Saturday, July 18, 2009


So many people say they don't care for beets, but they really are a wonderful food, especially in the summer when they are fresh. One of my favorites, and an especially popular dish in the countryside of the Midwest, is the simple pickled beet with eggs.

Pickling beets is simple and adding peeled, hard-boiled eggs provides for a lovely summer salad. Let the beets and eggs soak together in the refrigerator for a least a week or two, before enjoying this tangy summer treat.


  1. I love pickled beets with eggs yet I rarely make it. Your picture makes it look very appetizing!

  2. Rarely a summer goes by that we don't have them at least a couple times. The recipe is simple. You can even use canned beets and get a good result.

    6 cups cooked beets (or 6 cans)
    3 cups sugar
    1 1/2 cups vinegar
    4 cinnamon sticks
    12 medium eggs, boiled, cooled and peeled

    If using fresh beets, remove stems and root and wash thoroughly. Place beets in a pan and cover with water. Add salt and boil until tender.
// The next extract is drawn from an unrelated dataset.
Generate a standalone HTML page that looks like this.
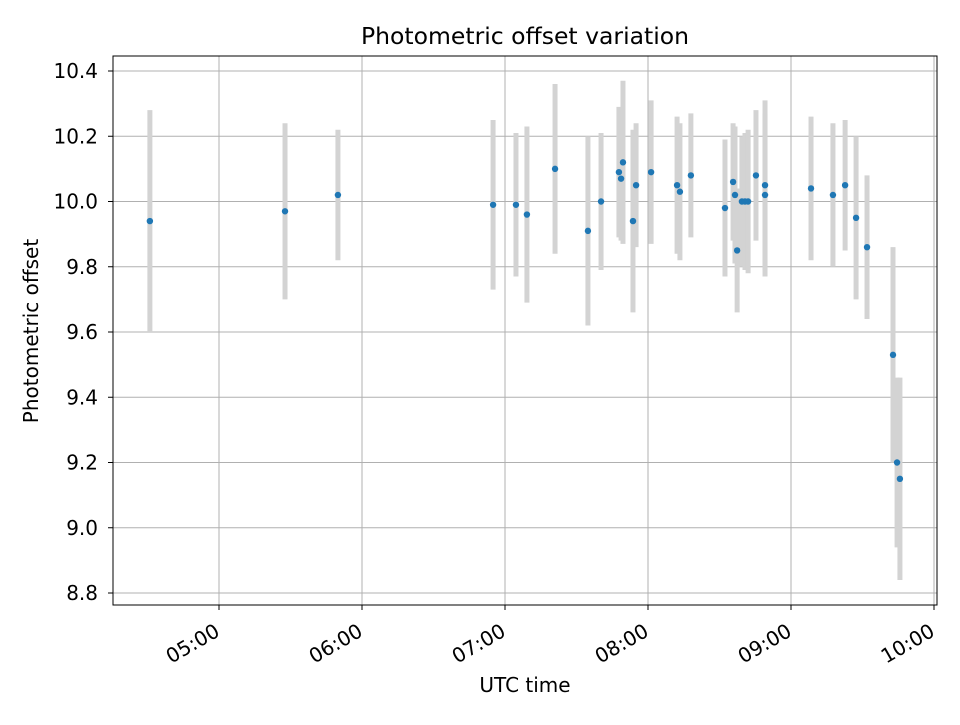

    Drain beets, reserving liquid in a saucepan. Or put liquid from canned beets in a saucepan. Add sugar, vinegar and cinnamon sticks to reserved liquid. Heat to boiling. Peel eggs and place in bottom of an airtight container and top with sliced beets (or whole if they are small). Pour hot liquid over beets and eggs; cool. Cover and refrigerate at least 48 hours before serving.